Аргументы, направленные против моего отца, которые имели в
запасе оба арестованных, были сработаны для них
профессионалами с Лубянки, и я ничего не смог бы им возразить.
Скорее всего, эти люди просто сломали бы мне психику. Думаю,
что, в отличие от Якобсона, жалеть меня никто из них не
собирался.
Теперь вернусь к описываемым событиям. Поначалу благородная
идея защитить собственного отца завладела мною, хотя и было
несколько страшновато. Однако, когда пришла пора действовать,
я совершенно струсил. В конце концов я сформулировал для себя
свою позицию так: «То, что было, случилось в 49-ом году, за два
года до моего рождения, и это меня не касается. А мой отец – это
мой отец».
И я позорно отказался от встречи. Якобсон еще год проработал в
нашей школе, теперь уже не как литератор, а как историк. Как
известно, он был все время под подозрением «органов», и в 1967-
ом году ему запретили преподавать литературу. Помню, что и
историю он преподавал отлично. Мы по-прежнему с ним
оставались друзьями. Затем он уволился (или его уволили?), и я
только изредка встречал его в троллейбусах.
Потом под угрозой ареста он эмигрировал в Израиль.
Но до своего отъезда Якобсон, человек чрезвычайно
общительный, успел побывать во многих домах и рассказать там
о своей встрече с «гением зла».
В конце семидесятых Якобсон повесился.
Для меня его гибель была и остается настоящим горем – он был,
в сущности, единственным человеком, который не только
поверил бы мне, когда я стал уже взрослым и разобрался в
проблеме, но и счел бы своим долгом переубедить окружающих.
Ведь он был виноват передо мной…
III
Моя вина
Годы потянулись довольно однообразной чередой, и, пока я был
молод, отцовская история почти не сказывалась на моей жизни.
Правда, людей приходило в дом все меньше и меньше.

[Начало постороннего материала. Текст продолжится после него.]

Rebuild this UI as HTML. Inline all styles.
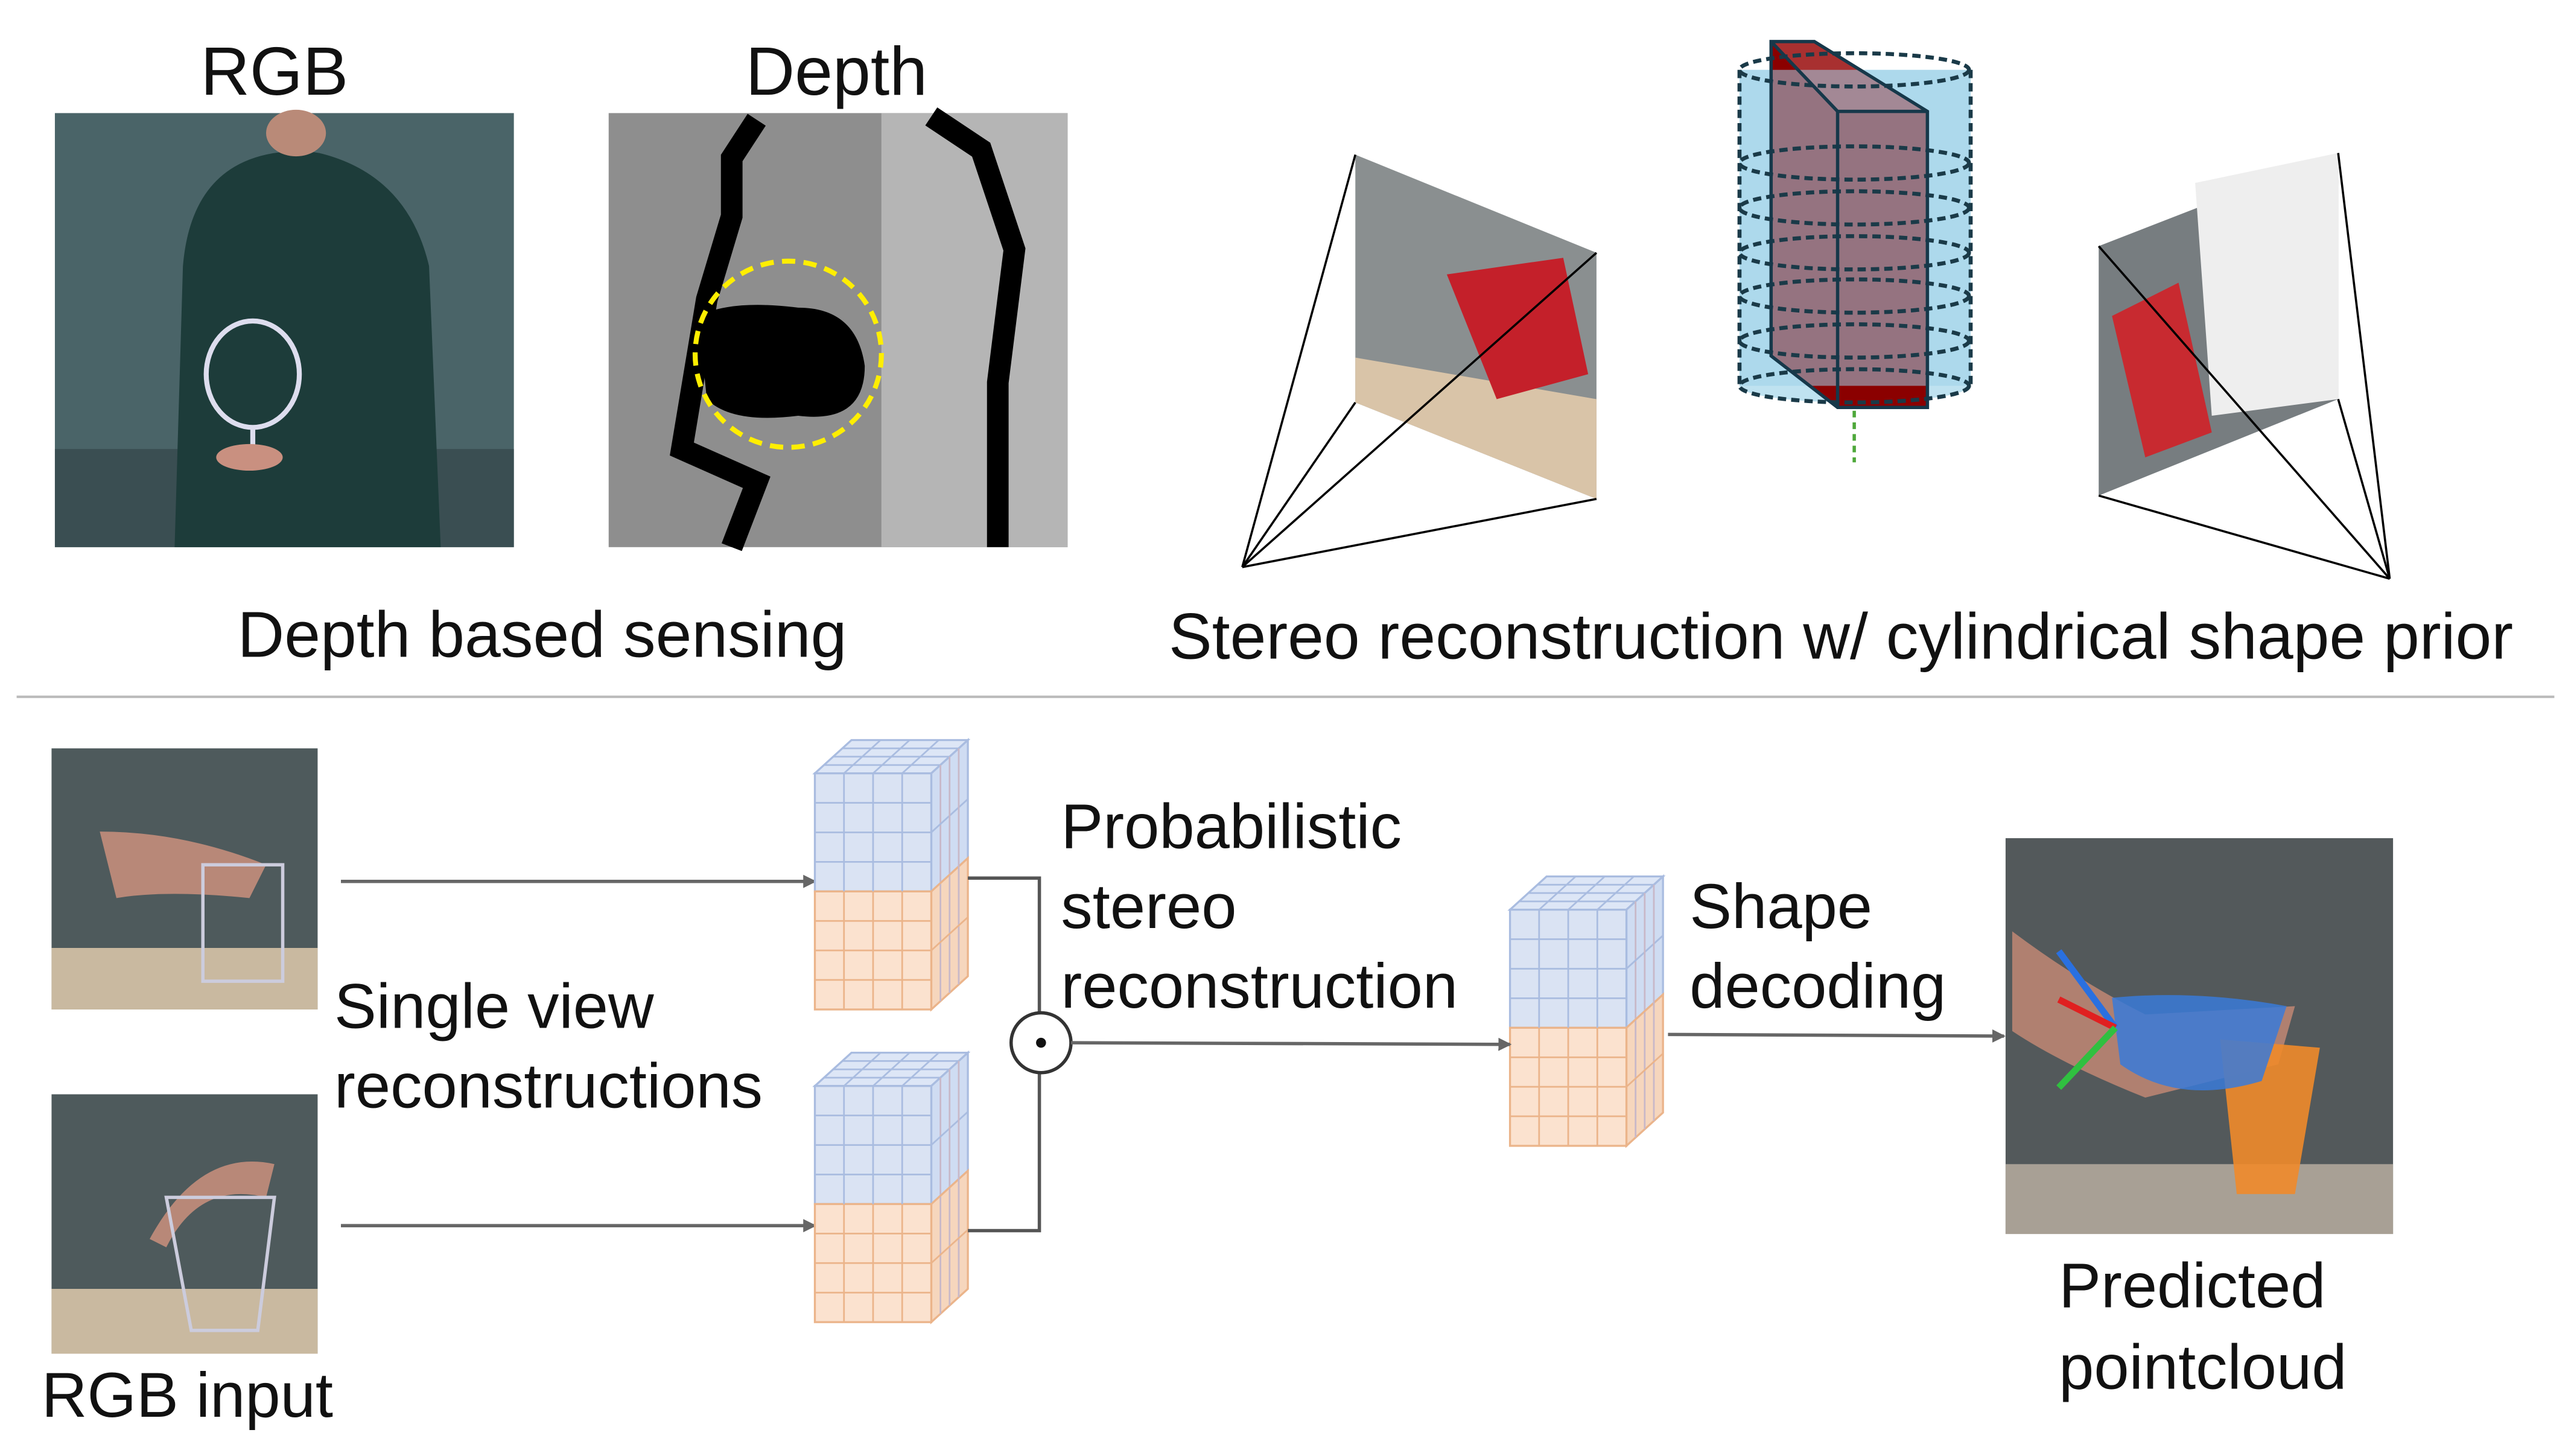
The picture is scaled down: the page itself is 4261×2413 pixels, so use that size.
<!DOCTYPE html>
<html><head><meta charset="utf-8"><style>
html,body{margin:0;padding:0;background:#fff;}
svg{display:block;}
text{font-family:"Liberation Sans","DejaVu Sans",sans-serif;fill:#111;}
</style></head><body>
<svg id="s" width="4261" height="2413" viewBox="0 0 1546 875.5" xmlns="http://www.w3.org/2000/svg">
<defs>
<marker id="ar" markerWidth="8" markerHeight="8" refX="7" refY="4" orient="auto" markerUnits="userSpaceOnUse"><path d="M0,0 L8,4 L0,8 z" fill="#666"/></marker>
</defs>
<text x="165" y="57" font-size="41" text-anchor="middle">RGB</text>
<text x="503" y="57" font-size="41" text-anchor="middle">Depth</text>
<g>
<rect x="33" y="68" width="276" height="261" fill="#4a6468"/>
<rect x="33" y="270" width="276" height="59" fill="#3a4e52"/>
<path d="M105,329 L110,160 Q115,100 165,92 Q180,90 192,92 Q245,105 258,160 L265,329 Z" fill="#1d3c3a"/>
<ellipse cx="178" cy="80" rx="18" ry="14" fill="#b98a78"/>
<ellipse cx="152" cy="225" rx="28" ry="32" fill="none" stroke="#dde" stroke-width="3"/>
<line x1="152" y1="257" x2="152" y2="280" stroke="#dde" stroke-width="3"/>
<ellipse cx="150" cy="275" rx="20" ry="8" fill="#c99080"/>
</g>
<g>
<rect x="366" y="68" width="276" height="261" fill="#8e8e8e"/>
<rect x="530" y="68" width="112" height="261" fill="#b5b5b5"/>
<path d="M600,329 L600,230 L610,150 L590,90 L560,70 M440,329 L455,290 L410,270 L425,180 L440,130 L440,95 L455,72" fill="none" stroke="#000" stroke-width="13"/>
<path d="M420,190 Q440,180 480,185 Q515,185 520,220 Q520,255 480,250 Q440,255 425,240 Z" fill="#000"/>
<circle cx="474" cy="213" r="56" fill="none" stroke="#ffee00" stroke-width="3" stroke-dasharray="8,5"/>
</g>
<text x="326" y="395" font-size="39" text-anchor="middle">Depth based sensing</text>

<g stroke="#000" stroke-width="1.3" fill="none">
<polygon points="815,93 960,152 960,300 815,242" fill="#8a8f90" stroke="none"/>
<polygon points="815,215 960,240 960,300 815,242" fill="#d9c4a8" stroke="none"/>
<polygon points="870,165 940,155 955,225 900,240" fill="#c4202a" stroke="none"/>
<line x1="747" y1="341" x2="815" y2="93"/><line x1="747" y1="341" x2="815" y2="242"/>
<line x1="747" y1="341" x2="960" y2="300"/><line x1="747" y1="341" x2="960" y2="152"/>
</g>
<g stroke="#000" stroke-width="1.3" fill="none">
<polygon points="1262,148 1406,92 1406,240 1262,298" fill="#777d80" stroke="none"/>
<polygon points="1320,110 1406,92 1406,240 1330,250" fill="#eeeeee" stroke="none"/>
<polygon points="1270,190 1310,170 1330,260 1290,275" fill="#c82a30" stroke="none"/>
<line x1="1437" y1="348" x2="1406" y2="92"/><line x1="1437" y1="348" x2="1406" y2="240"/>
<line x1="1437" y1="348" x2="1262" y2="298"/><line x1="1437" y1="348" x2="1262" y2="148"/>
</g>
<g>
<rect x="1046" y="42" width="139" height="190" fill="#bfe2f0"/>
<ellipse cx="1115" cy="232" rx="69" ry="10" fill="#bfe2f0"/>
<polygon points="1065,25 1091,25 1159,67 1159,245 1105,245 1065,214" fill="#8b0000"/>
<polygon points="1065,25 1091,25 1159,67 1105,67" fill="#a83030"/>
<rect x="1046" y="42" width="139" height="190" fill="#9fd2ea" opacity="0.55"/>
<g fill="none" stroke="#1a3a48" stroke-width="2.4" stroke-dasharray="5,3">
<ellipse cx="1115" cy="42" rx="69" ry="10"/><ellipse cx="1115" cy="98" rx="69" ry="10"/><ellipse cx="1115" cy="152" rx="69" ry="10"/><ellipse cx="1115" cy="205" rx="69" ry="10"/><ellipse cx="1115" cy="232" rx="69" ry="10"/>
<line x1="1046" y1="42" x2="1046" y2="232"/><line x1="1185" y1="42" x2="1185" y2="232"/>
<ellipse cx="1115" cy="125" rx="69" ry="10"/><ellipse cx="1115" cy="178" rx="69" ry="10"/>
</g>
<g fill="none" stroke="#16384a" stroke-width="2"><polygon points="1065,25 1091,25 1159,67 1159,245 1105,245 1065,214"/><line x1="1065" y1="25" x2="1105" y2="67"/><line x1="1105" y1="67" x2="1159" y2="67"/><line x1="1105" y1="67" x2="1105" y2="245"/></g>
<line x1="1115" y1="247" x2="1115" y2="278" stroke="#4ea83a" stroke-width="2" stroke-dasharray="4,3"/>
</g>
<text x="1107" y="396" font-size="39" text-anchor="middle">Stereo reconstruction w/ cylindrical shape prior</text>
<line x1="10" y1="419" x2="1536" y2="419" stroke="#bbb" stroke-width="1.5"/>

<g><rect x="31" y="450" width="160" height="157" fill="#4e5a5c"/><rect x="31" y="570" width="160" height="37" fill="#c9b9a0"/><path d="M60,500 Q110,500 160,520 L150,540 Q100,535 70,540 Z" fill="#b88878"/><rect x="122" y="520" width="48" height="70" fill="none" stroke="#ccd" stroke-width="2"/></g>
<g><rect x="31" y="658" width="160" height="156" fill="#4e5a5c"/><rect x="31" y="775" width="160" height="39" fill="#c9b9a0"/><path d="M90,745 Q120,690 165,700 L160,720 Q120,710 100,750 Z" fill="#b88878"/><path d="M100,720 L165,720 L155,800 L115,800 Z" fill="none" stroke="#ccd" stroke-width="2"/></g>
<text x="201" y="618" font-size="38">Single view</text>
<text x="201" y="666" font-size="38">reconstructions</text>
<text x="25" y="852" font-size="38">RGB input</text>
<line x1="205" y1="530" x2="490" y2="530" stroke="#666" stroke-width="2" marker-end="url(#ar)"/>
<line x1="205" y1="737" x2="490" y2="737" stroke="#666" stroke-width="2" marker-end="url(#ar)"/>
<g id="cubes"></g>
<polyline points="582,528 625,528 625,609" fill="none" stroke="#555" stroke-width="2"/>
<polyline points="582,740 625,740 625,645" fill="none" stroke="#555" stroke-width="2"/>
<circle cx="626" cy="627" r="18" fill="#fff" stroke="#333" stroke-width="2"/>
<circle cx="626" cy="627" r="3" fill="#111"/>
<line x1="644" y1="627" x2="908" y2="628" stroke="#666" stroke-width="2" marker-end="url(#ar)"/>
<line x1="1003" y1="622" x2="1205" y2="623" stroke="#666" stroke-width="2" marker-end="url(#ar)"/>
<text x="638" y="510" font-size="38">Probabilistic</text>
<text x="638" y="558" font-size="38">stereo</text>
<text x="638" y="606" font-size="38">reconstruction</text>
<text x="1016" y="558" font-size="38">Shape</text>
<text x="1016" y="606" font-size="38">decoding</text>
<g><rect x="1206" y="504" width="233" height="238" fill="#53595b"/><rect x="1206" y="700" width="233" height="42" fill="#a8a095"/><path d="M1210,560 Q1250,590 1290,610 L1380,605 L1370,640 L1290,660 Q1240,640 1210,620 Z" fill="#b08070"/><path d="M1335,625 L1395,630 L1380,718 L1345,718 Z" fill="#f08a2a" opacity="0.9"/><path d="M1270,600 Q1320,595 1375,605 L1360,650 Q1310,665 1275,640 Z" fill="#3a7ad8" opacity="0.85"/><line x1="1272" y1="618" x2="1238" y2="572" stroke="#2a70e0" stroke-width="4"/><line x1="1272" y1="618" x2="1238" y2="601" stroke="#e02020" stroke-width="4"/><line x1="1272" y1="618" x2="1238" y2="654" stroke="#30c040" stroke-width="4"/></g>
<text x="1238" y="786" font-size="38">Predicted</text>
<text x="1238" y="835" font-size="38">pointcloud</text>
</svg>
<script>
const cubeX=[490,490,908];
const cubeY=[465,653,547];
const cubeNames=['feature-volume-view1','feature-volume-view2','feature-volume-fused'];
const NS='http://www.w3.org/2000/svg';
const root=document.getElementById('cubes');
function mk(t,a,p){const e=document.createElementNS(NS,t);for(const k in a)e.setAttribute(k,a[k]);p.appendChild(e);return e;}
for(let i=0;i<3;i++){
 const x=cubeX[i],y=cubeY[i],w=70,h=142,d=22,dy=-20;
 const g=mk('g',{},root);
 
 
 const hb=h/2;
 mk('polygon',{points:`${x},${y} ${x+d},${y+dy} ${x+w+d},${y+dy} ${x+w},${y}`,fill:'#dde6f6',stroke:'#a9bce0','stroke-width':1.2},g);
 mk('polygon',{points:`${x+w},${y} ${x+w+d},${y+dy} ${x+w+d},${y+hb+dy} ${x+w},${y+hb}`,fill:'#cfdcf2',stroke:'#a9bce0','stroke-width':1.2},g);
 mk('polygon',{points:`${x+w},${y+hb} ${x+w+d},${y+hb+dy} ${x+w+d},${y+h+dy} ${x+w},${y+h}`,fill:'#f6d6bd',stroke:'#ebb48a','stroke-width':1.2},g);
 mk('rect',{x:x,y:y,width:w,height:hb,fill:'#dae3f3',stroke:'#a9bce0','stroke-width':1.2},g);
 mk('rect',{x:x,y:y+hb,width:w,height:hb,fill:'#fbe2cf',stroke:'#ebb48a','stroke-width':1.2},g);
 for(let k=1;k<4;k++){
  const gx=x+w*k/4;
  mk('line',{x1:gx,y1:y,x2:gx,y2:y+hb,stroke:'#a9bce0'},g);
  mk('line',{x1:gx,y1:y+hb,x2:gx,y2:y+h,stroke:'#ebb48a'},g);
  mk('line',{x1:x+d*k/4,y1:y+dy*k/4,x2:x+w+d*k/4,y2:y+dy*k/4,stroke:'#a9bce0'},g);
  mk('line',{x1:gx,y1:y,x2:gx+d,y2:y+dy,stroke:'#a9bce0'},g);
  mk('line',{x1:x+w+d*k/4,y1:y+dy*k/4,x2:x+w+d*k/4,y2:y+h+dy*k/4,stroke:'#c8b8c8'},g);
  mk('line',{x1:x,y1:y+hb*k/4,x2:x+w,y2:y+hb*k/4,stroke:'#a9bce0'},g);
  mk('line',{x1:x,y1:y+hb+hb*k/4,x2:x+w,y2:y+hb+hb*k/4,stroke:'#ebb48a'},g);
  mk('line',{x1:x+w,y1:y+h*k/4,x2:x+w+d,y2:y+h*k/4+dy,stroke:k<2?'#a9bce0':'#ebb48a'},g);
 }
}
</script>
</body></html>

Отец был очень общителен по натуре и страдал от
надвигающегося одиночества, которое временами вызывало у
него тяжелую депрессию. Впрочем, он мужественно справлялся с
собой. Думаю, что преподавательская работа могла бы стать для
него своего рода отдушиной, но возможность преподавать в
Консерватории была для него закрыта, после того как он был
изгнан оттуда в 48-ом году.
Что касается меня, то я был по-прежнему глуп, невнимателен к
нему и озабочен своими проблемами. В сущности, невзирая на
уже довольно солидный возраст, я по-прежнему не имел
никакого жизненного опыта и не мог оценить совершенно
невероятной, незаслуженной удачи, что этот человек – мой отец.
В 1986-ом году у моего отца случился инсульт, который он
переносил с огромным достоинством. Он уже начал поправляться
от этой болезни, когда у меня начались неприятности на работе.